Certo, a tutt’oggi, nessuno sa cosa potrà succedere. Non è possibile, fra l’altro, estrapolare la situazione dell’Egitto da quelle dei diversi Paesi del Medio Oriente. Sono tutte legate e quanto avviene in un Paese ha senza dubbio riflessi reali o potenziali sugli altri. I Fratelli non possono permettersi una sconfitta. Sanno che sarebbe irreparabile: significherebbe non riuscire a tornare più al governo.

Dodici mesi di potere hanno messo a nudo il loro opportunismo. D’altro canto, i moderati si trovano in una situazione simile. Se il braccio di ferro attuale andasse a finire a vantaggio della Fratellanza potrebbe significare una perdita dei valori che l’Islam moderato ha cercato di acquisire e sviluppare. Sarebbe, senza dubbio, molto difficile a quel punto strappare il potere ai Fratelli musulmani.

È bene tener presente che in generale l’opinione pubblica ha perso la fiducia nelle mediazioni dall’esterno, soprattutto da parte degli Usa e dell'Europa, visti come centri di potere che hanno determinato violenze e dittature per scopi precisi a loro vantaggio. Decenni di questi giochi hanno minato la loro credibilità.

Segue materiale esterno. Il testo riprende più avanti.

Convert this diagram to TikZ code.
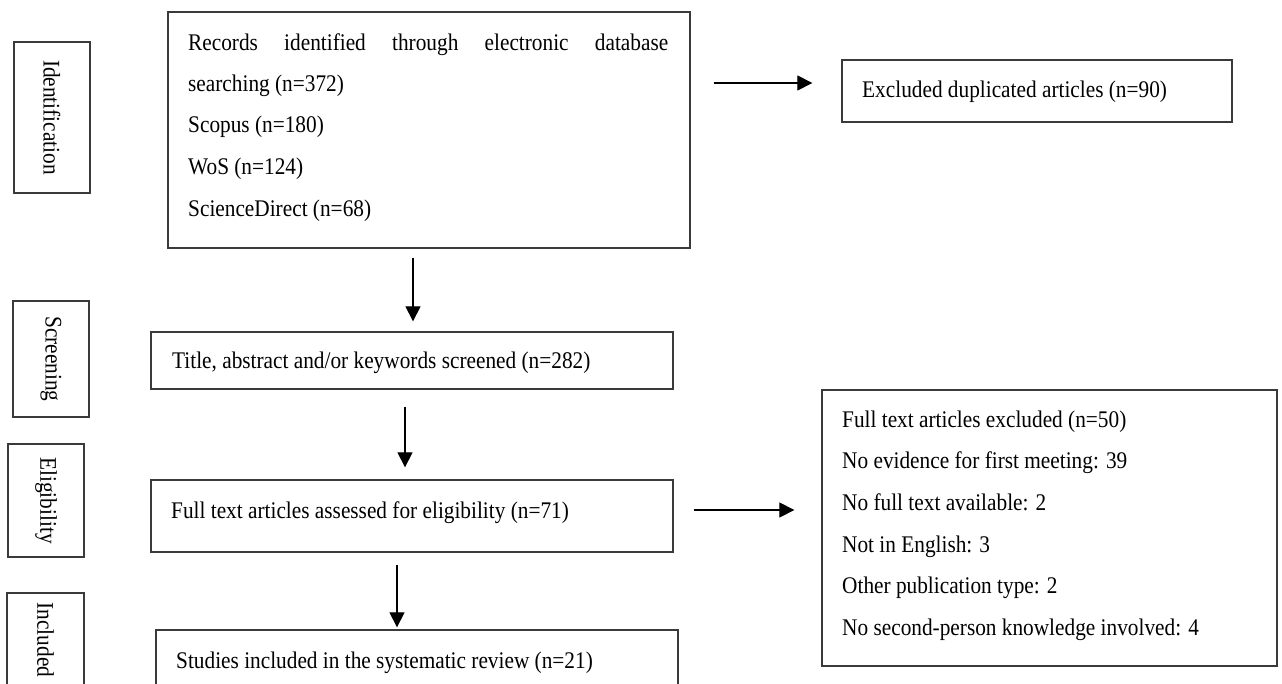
\documentclass[tikz,border=0pt]{standalone}
\usepackage{fontspec}
\setmainfont{Liberation Serif}
\usetikzlibrary{arrows.meta}
\definecolor{boxc}{HTML}{3A3A3A}
\newcommand{\tall}[1]{\scalebox{1}[1.12]{#1}}
\begin{document}
\begin{tikzpicture}[x=1pt,y=-1pt,
  box/.style={draw=boxc, line width=1.3pt, inner sep=0pt, fill=none},
  txt/.style={anchor=base west, inner sep=0pt, font=\fontsize{21.3}{25}\selectfont, text=black},
  side/.style={box, rotate=-90, font=\fontsize{21.3}{25}\selectfont, text=black},
  arr/.style={line width=1.2pt, draw=black, -{Triangle[length=15pt,width=15pt]}}]
\useasboundingbox (0,0) rectangle (1282,684);
\clip (0,0) rectangle (1282,684);
\fill[white] (0,0) rectangle (1282,684);

% stage boxes
\node[side, minimum width=151pt, minimum height=76pt] (idbox) at (52,117.5) {\tall{Identification}};
\node[side, minimum width=116pt, minimum height=76pt] (scbox) at (51,359) {\tall{Screening}};
\node[side, minimum width=113pt, minimum height=76pt] (elbox) at (46,500.5) {\tall{Eligibility}};
\node[side, minimum width=94pt, minimum height=77pt] (inbox) at (45.5,640) {\tall{Included}};

% main boxes
\node[box, minimum width=522pt, minimum height=236pt] (topbox) at (429,130) {};
\node[box, minimum width=390pt, minimum height=62pt] (exbox) at (1037,91) {};
\node[box, minimum width=522pt, minimum height=57pt] (title) at (412,360.5) {};
\node[box, minimum width=522pt, minimum height=72pt] (full) at (412,516) {};
\node[box, minimum width=522pt, minimum height=75pt] (studies) at (417,667.5) {};
\node[box, minimum width=455pt, minimum height=276pt] (right) at (1049.5,528) {};

% texts
\node[txt] (t1) at (188,51) {\tall{\makebox[480pt][s]{Records identified through electronic database}}};
\node[txt] (t2) at (188,92) {\tall{searching (n=372)}};
\node[txt] (t3) at (188,133) {\tall{Scopus (n=180)}};
\node[txt] (t4) at (188,175) {\tall{WoS (n=124)}};
\node[txt] (t5) at (188,217) {\tall{ScienceDirect (n=68)}};

\node[txt] (ex) at (862,98) {\tall{Excluded duplicated articles (n=90)}};
\node[txt] (ti) at (172,369) {\tall{Title, abstract and/or keywords screened (n=282)}};
\node[txt] (fu) at (171,518) {\tall{Full text articles assessed for eligibility (n=71)}};
\node[txt] (st) at (176,668) {\tall{Studies included in the systematic review (n=21)}};

\node[txt] (r1) at (842,427) {\tall{Full text articles excluded (n=50)}};
\node[txt] (r2) at (842,468.7) {\tall{No evidence for first meeting: 39}};
\node[txt] (r3) at (842,510.4) {\tall{No full text available: 2}};
\node[txt] (r4) at (842,552.1) {\tall{Not in English: 3}};
\node[txt] (r5) at (842,593.8) {\tall{Other publication type: 2}};
\node[txt] (r6) at (842,635.5) {\tall{No second-person knowledge involved: 4}};

% connectors
\coordinate (v1) at (413,0);
\coordinate (v2) at (405,0);
\coordinate (v3) at (397,0);
\coordinate (h1) at (0,83);
\coordinate (h2) at (0,510);
\draw[arr, shorten <=9pt, shorten >=10pt] (topbox.south -| v1) -- (title.north -| v1);
\draw[arr, shorten <=17pt, shorten >=12pt] (title.south -| v2) -- (full.north -| v2);
\draw[arr, shorten <=12pt, shorten >=2pt] (full.south -| v3) -- (studies.north -| v3);
\draw[arr, shorten <=23pt, shorten >=29pt] (topbox.east |- h1) -- (exbox.west |- h1);
\draw[arr, shorten <=20pt, shorten >=27pt] (full.east |- h2) -- (right.west |- h2);
\end{tikzpicture}
\end{document}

Un ragionamento di questo tipo, sia pure con valenza diversa, può essere applicato anche all’Islam salafita dell’Arabia Saudita e al terrorismo di Al-Qaeda.

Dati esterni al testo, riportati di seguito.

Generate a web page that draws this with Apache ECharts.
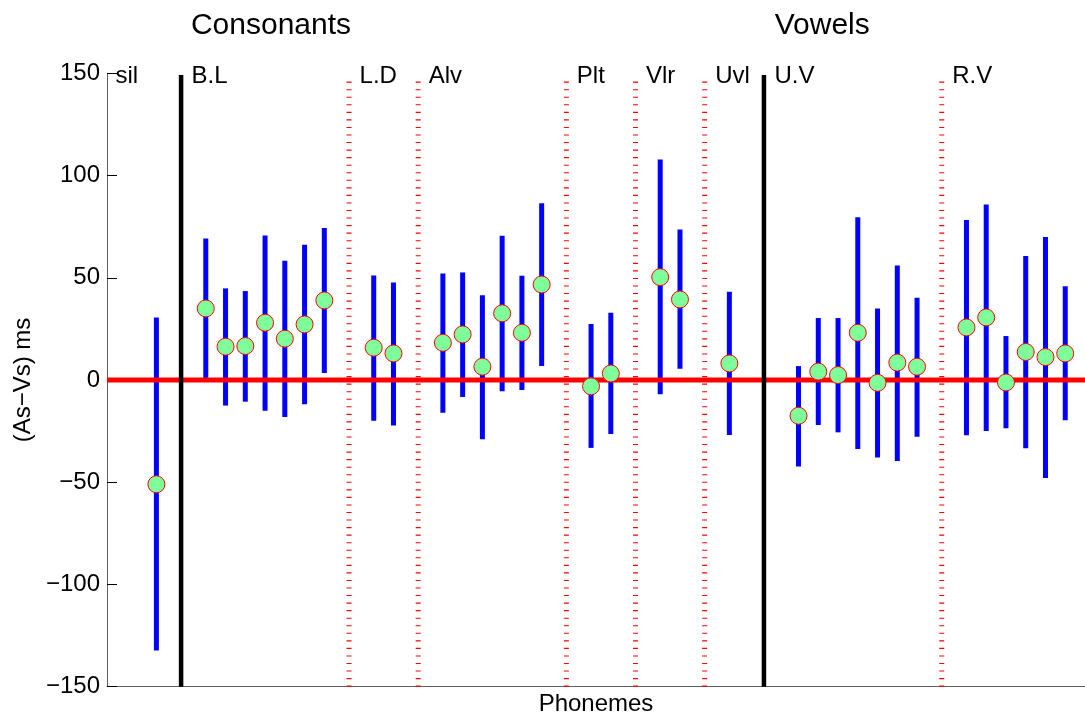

C’è la coscienza, ci confermano dal Cairo, di vivere questo dramma carico di incognite dove tutti, in modi diversi, si sentono con le spalle al muro. Resta la speranza legata, e questo tutti lo sanno anche in Occidente, ad una pace giusta e definitiva della situazione arabo-israeliana. Mentre al Cairo si rischiano ancora spargimenti di sangue, ma si spera che una vera democrazia all'egiziana alla fine possa emergere.